Nachdem Eric Bischoff und Vince Russo die Promotion im Jahr 2000 neu ausrichteten, trat Finlay als Aktiver mehr und mehr in den Hintergrund. Dafür übernahm er hinter den Kulissen Verantwortung. So wurde er etwa zuständig für die Finishsequenzen der Matches, die dank ihm deutlich logischer wurden. Kurz bevor die WCW ihre Pforten schloss, verließ Finlay die Promotions und kehrte kurzzeitig nach Großbritannien zurück.

Als die WCW dann von der WWE aufgekauft wurde, verpflichtete die McMahon-Company ihn als Road Agent. Aktiv konnte Finlay nicht mehr werden – zu sehr schmerzten die Nachwirkungen der Nervenverletzung. Sein Hauptaufgabenfeld war stattdessen das Training der Frauendivision. Finlay hatte also die oft undankbare Aufgabe, aus Models ohne irgendeine Ahnung vom Wrestling halbwegs ernst zu nehmende Kämpferinnen zu machen. Dass dies kein Ding der Unmöglichkeit ist, bewies vor allem seine Meisterschülerin Trish Stratus.
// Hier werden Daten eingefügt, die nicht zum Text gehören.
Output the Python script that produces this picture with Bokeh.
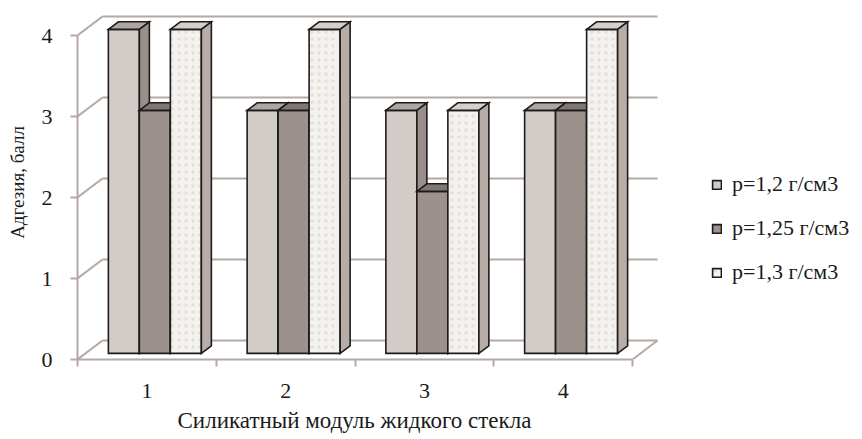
from bokeh.plotting import figure
from bokeh.models import FixedTicker, Legend, LegendItem, Range1d, Title
from bokeh.embed import file_html
from bokeh.resources import INLINE

# ---- data ----
categories = ["1", "2", "3", "4"]
series_names = ["р=1,2 г/см3", "р=1,25 г/см3", "р=1,3 г/см3"]
s1 = [4, 3, 3, 3]
s2 = [3, 3, 2, 3]
s3 = [4, 4, 3, 4]
y_ticks = [0, 1, 2, 3, 4]
x_title = "Силикатный модуль жидкого стекла"
y_title = "Адгезия, балл"

series = [s1, s2, s3]

# ---- styles ----
front_colors = ["#d3cbc8", "#9d918d", "#f3f2ef"]
top_colors = ["#b0a6a1", "#827672", "#d7cfca"]
side_colors = ["#9a8e8a", "#6f6360", "#b7ada6"]
outline = "#1c1c1c"
wall_color = "#b3aaa4"
text_color = "#1a1a1a"
serif = "Liberation Serif"

W, H = 862, 439
B_LEFT, B_RIGHT, B_TOP, B_BOTTOM = 77, 10, 5, 80
PX_X, PX_Y = 138.75, 81.0            # pixels per category / per unit
fw, fh = W - B_LEFT - B_RIGHT, H - B_TOP - B_BOTTOM
n = len(categories)
x_start, x_end = 0.5, n + 0.5
depth_x, depth_y = 25 / PX_X, 19 / PX_Y   # 3-D depth of the floor/walls
bar_w = 31 / PX_X
fx, fy = 0.32 * depth_x, 0.32 * depth_y   # bar front offset
dx, dy = 0.40 * depth_x, 0.40 * depth_y   # bar depth

p = figure(width=W, height=H,
           x_range=Range1d(x_start, x_start + fw / PX_X),
           y_range=Range1d(0, fh / PX_Y),
           output_backend="svg", toolbar_location=None,
           min_border_left=B_LEFT, min_border_right=B_RIGHT,
           min_border_top=B_TOP, min_border_bottom=B_BOTTOM)
p.xgrid.visible = False
p.ygrid.visible = False
p.outline_line_color = None
p.background_fill_color = "white"
p.border_fill_color = "white"

# ---- walls / floor ----
ymax = max(y_ticks)
wx, wy = [], []
for v in y_ticks:
    wx.append([x_start + depth_x, x_end + depth_x]); wy.append([v + depth_y, v + depth_y])
    wx.append([x_start, x_start + depth_x]); wy.append([v, v + depth_y])
wx.append([x_end, x_end + depth_x]); wy.append([0, depth_y])
p.multi_line(wx, wy, line_color=wall_color, line_width=2)

# ---- bars ----
legend_items = []
for s, vals in enumerate(series):
    lefts, rights, bottoms, tops = [], [], [], []
    txs, tys, sxs, sys_ = [], [], [], []
    for c, v in enumerate(vals):
        xc = c + 1
        xl = xc - 1.5 * bar_w + s * bar_w + fx
        xr = xl + bar_w
        yb = fy
        yt = fy + v
        lefts.append(xl); rights.append(xr); bottoms.append(yb); tops.append(yt)
        txs.append([xl, xr, xr + dx, xl + dx]); tys.append([yt, yt, yt + dy, yt + dy])
        sxs.append([xr, xr + dx, xr + dx, xr]); sys_.append([yb, yb + dy, yt + dy, yt])
    extra = {}
    if s == 2:
        extra = dict(hatch_pattern=".", hatch_color="#dcd2ca", hatch_scale=7, hatch_weight=1.2, hatch_alpha=0.6)
    r = p.quad(left=lefts, right=rights, bottom=bottoms, top=tops,
               fill_color=front_colors[s], line_color=outline, line_width=1.6,
               line_join="miter", **extra)
    p.patches(txs, tys, fill_color=top_colors[s], line_color=outline, line_width=1.6, line_join="miter")
    p.patches(sxs, sys_, fill_color=side_colors[s], line_color=outline, line_width=1.6, line_join="miter")
    legend_items.append(LegendItem(label=series_names[s], renderers=[r]))

# ---- axes ----
xa = p.xaxis[0]
xa.ticker = FixedTicker(ticks=[i + 1 for i in range(n)],
                        minor_ticks=[i + 0.5 for i in range(n + 1)])
xa.major_label_overrides = {i + 1: categories[i] for i in range(n)}
xa.bounds = (x_start, x_end)
xa.axis_line_color = wall_color
xa.axis_line_width = 2
xa.major_tick_out = 0
xa.major_tick_in = 0
xa.minor_tick_out = 7
xa.minor_tick_in = 0
xa.minor_tick_line_color = wall_color
xa.minor_tick_line_width = 2
xa.major_label_standoff = 17
xa.major_label_text_font = serif
xa.major_label_text_font_size = "22px"
xa.major_label_text_color = text_color

# x-axis title, centred under the category span
p.add_layout(Title(text=x_title, align="left", offset=100, standoff=11,
                   text_font=serif, text_font_size="23px",
                   text_font_style="normal", text_color=text_color), "below")

ya = p.yaxis[0]
ya.ticker = FixedTicker(ticks=y_ticks, minor_ticks=[])
ya.bounds = (0, ymax)
ya.axis_line_color = wall_color
ya.axis_line_width = 2
ya.major_tick_out = 7
ya.major_tick_in = 0
ya.major_tick_line_color = wall_color
ya.major_tick_line_width = 2
ya.minor_tick_out = 0
ya.minor_tick_in = 0
ya.major_label_standoff = 18
ya.major_label_text_font = serif
ya.major_label_text_font_size = "22px"
ya.major_label_text_color = text_color
ya.axis_label = y_title
ya.axis_label_text_font = serif
ya.axis_label_text_font_size = "19px"
ya.axis_label_text_font_style = "normal"
ya.axis_label_text_color = text_color
ya.axis_label_standoff = 11

# ---- legend ----
legend = Legend(items=legend_items, location=(634, 74),
                glyph_width=11, glyph_height=11, label_height=24,
                label_standoff=10, spacing=18, padding=0, margin=0,
                border_line_alpha=0, background_fill_alpha=0,
                label_text_font=serif, label_text_font_size="22px",
                label_text_color=text_color)
p.add_layout(legend, "center")

open("out.html", "w").write(file_html(p, INLINE))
Auf Dauer schien Finlay das „Rentnerdasein“ jedoch nicht auszufüllen. Schon seit über einem Jahr arbeitete er daraufhin, die Stiefel wieder zu schnüren, ehe er nun bei SmackDown! sein Comeback feierte. Manch einer, der es nicht besser weiß, wird sagen, dass der Oldtimer Finlay ein Has-Been sei – nicht in sein Gesicht.